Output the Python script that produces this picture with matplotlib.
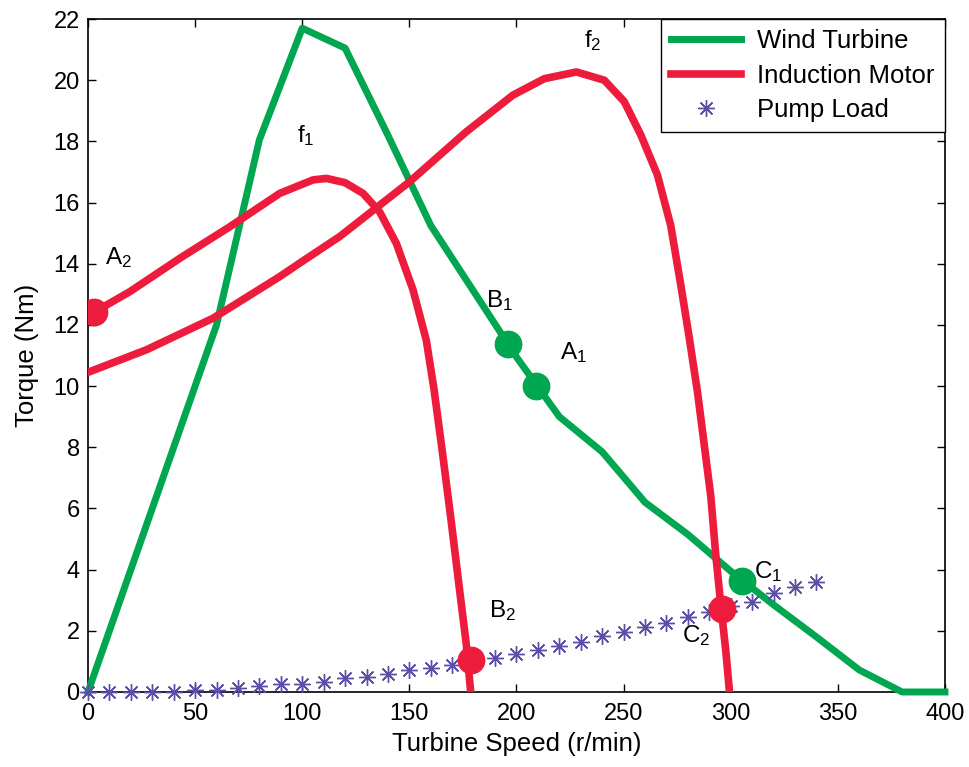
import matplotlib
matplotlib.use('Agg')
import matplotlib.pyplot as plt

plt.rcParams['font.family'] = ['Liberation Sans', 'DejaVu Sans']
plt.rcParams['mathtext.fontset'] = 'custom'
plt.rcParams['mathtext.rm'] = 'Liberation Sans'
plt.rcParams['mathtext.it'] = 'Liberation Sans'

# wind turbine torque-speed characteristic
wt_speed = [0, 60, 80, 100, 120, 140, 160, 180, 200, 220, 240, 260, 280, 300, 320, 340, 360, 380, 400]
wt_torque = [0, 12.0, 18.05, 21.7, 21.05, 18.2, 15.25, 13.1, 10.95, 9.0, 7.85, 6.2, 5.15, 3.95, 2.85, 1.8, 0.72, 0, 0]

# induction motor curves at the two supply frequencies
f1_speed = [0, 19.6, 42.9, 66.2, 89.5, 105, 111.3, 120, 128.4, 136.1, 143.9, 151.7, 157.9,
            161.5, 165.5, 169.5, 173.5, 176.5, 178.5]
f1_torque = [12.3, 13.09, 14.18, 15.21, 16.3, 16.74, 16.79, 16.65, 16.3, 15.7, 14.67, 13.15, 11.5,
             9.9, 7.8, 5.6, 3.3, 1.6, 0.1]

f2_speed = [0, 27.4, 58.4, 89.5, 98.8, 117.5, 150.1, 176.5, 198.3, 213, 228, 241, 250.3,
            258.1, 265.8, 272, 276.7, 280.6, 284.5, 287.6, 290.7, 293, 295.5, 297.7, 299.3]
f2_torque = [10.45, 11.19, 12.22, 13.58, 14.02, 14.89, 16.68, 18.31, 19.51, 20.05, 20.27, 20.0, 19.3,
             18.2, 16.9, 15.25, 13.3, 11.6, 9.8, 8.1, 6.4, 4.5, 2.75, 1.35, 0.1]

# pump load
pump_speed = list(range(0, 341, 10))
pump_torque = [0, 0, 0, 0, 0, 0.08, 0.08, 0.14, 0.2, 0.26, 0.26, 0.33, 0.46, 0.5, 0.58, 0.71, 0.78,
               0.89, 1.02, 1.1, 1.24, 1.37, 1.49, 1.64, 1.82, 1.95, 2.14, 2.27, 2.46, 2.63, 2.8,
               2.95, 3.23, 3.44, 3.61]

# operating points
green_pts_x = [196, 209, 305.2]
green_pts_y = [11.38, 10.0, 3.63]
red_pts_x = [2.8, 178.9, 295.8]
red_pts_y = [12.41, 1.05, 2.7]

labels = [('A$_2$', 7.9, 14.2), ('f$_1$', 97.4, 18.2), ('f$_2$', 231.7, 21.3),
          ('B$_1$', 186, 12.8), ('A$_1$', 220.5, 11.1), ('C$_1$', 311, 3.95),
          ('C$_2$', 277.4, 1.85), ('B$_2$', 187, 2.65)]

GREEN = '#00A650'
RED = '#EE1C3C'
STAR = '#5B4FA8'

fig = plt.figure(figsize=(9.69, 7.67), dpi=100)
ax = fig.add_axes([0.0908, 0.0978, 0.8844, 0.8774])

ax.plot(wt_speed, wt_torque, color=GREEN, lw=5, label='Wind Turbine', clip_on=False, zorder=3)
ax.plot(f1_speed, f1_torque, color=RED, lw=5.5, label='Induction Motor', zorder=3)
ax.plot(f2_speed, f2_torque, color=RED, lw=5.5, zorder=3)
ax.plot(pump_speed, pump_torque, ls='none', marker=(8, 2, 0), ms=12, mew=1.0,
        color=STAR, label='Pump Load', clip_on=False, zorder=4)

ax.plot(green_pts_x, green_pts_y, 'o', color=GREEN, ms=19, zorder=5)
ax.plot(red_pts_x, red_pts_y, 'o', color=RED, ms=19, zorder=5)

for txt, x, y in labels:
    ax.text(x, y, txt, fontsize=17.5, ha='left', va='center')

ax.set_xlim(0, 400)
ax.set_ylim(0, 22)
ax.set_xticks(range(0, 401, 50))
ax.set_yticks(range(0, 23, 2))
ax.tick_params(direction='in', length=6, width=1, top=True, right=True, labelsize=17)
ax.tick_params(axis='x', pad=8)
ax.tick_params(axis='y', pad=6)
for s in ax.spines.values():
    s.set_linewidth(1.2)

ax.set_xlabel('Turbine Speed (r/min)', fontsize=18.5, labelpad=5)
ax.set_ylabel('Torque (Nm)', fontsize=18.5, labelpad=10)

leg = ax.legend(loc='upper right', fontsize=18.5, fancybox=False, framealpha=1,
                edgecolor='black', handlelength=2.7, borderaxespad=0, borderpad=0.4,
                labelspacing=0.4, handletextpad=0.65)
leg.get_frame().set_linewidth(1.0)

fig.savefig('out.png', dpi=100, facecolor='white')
───
Exercise goal ▸ Provide the number of lines in the data above that contain the string "matplotlib", and nothing else.

Exercise response ▸ 4